§ **RAW DATA**

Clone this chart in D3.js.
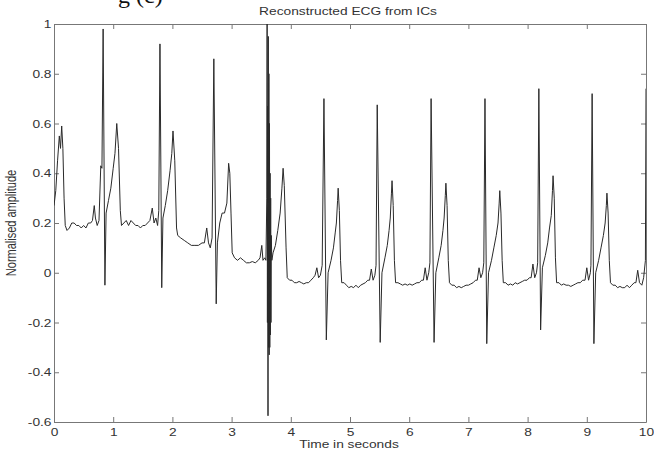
* * *
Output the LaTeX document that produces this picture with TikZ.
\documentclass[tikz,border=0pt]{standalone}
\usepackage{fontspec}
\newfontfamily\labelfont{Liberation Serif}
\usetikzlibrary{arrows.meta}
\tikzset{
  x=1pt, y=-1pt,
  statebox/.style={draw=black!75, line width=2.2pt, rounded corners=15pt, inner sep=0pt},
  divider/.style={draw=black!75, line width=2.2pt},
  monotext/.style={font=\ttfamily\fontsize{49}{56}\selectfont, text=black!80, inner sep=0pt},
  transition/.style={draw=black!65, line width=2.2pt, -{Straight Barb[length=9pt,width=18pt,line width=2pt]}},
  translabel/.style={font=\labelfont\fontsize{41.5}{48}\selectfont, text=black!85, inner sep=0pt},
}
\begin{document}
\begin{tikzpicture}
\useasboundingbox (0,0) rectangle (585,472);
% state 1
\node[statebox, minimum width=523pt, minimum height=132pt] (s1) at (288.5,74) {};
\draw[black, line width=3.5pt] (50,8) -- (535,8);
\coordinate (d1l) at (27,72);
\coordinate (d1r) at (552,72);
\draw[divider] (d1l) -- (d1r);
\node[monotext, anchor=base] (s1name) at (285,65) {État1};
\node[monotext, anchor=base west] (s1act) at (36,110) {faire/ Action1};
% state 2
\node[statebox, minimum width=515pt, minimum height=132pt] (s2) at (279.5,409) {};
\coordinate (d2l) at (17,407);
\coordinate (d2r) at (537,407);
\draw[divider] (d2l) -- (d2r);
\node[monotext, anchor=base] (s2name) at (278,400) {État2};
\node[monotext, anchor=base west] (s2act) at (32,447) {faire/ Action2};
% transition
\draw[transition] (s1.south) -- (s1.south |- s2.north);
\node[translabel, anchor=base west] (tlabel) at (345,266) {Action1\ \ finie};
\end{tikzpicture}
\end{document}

§ **WHAT THE TASK REQUIRES**
Which lines hold the word "this"? Return all of them from the records above.

§ **WORKED SOLUTION**
Clone this chart in D3.js.
Output the LaTeX document that produces this picture with TikZ.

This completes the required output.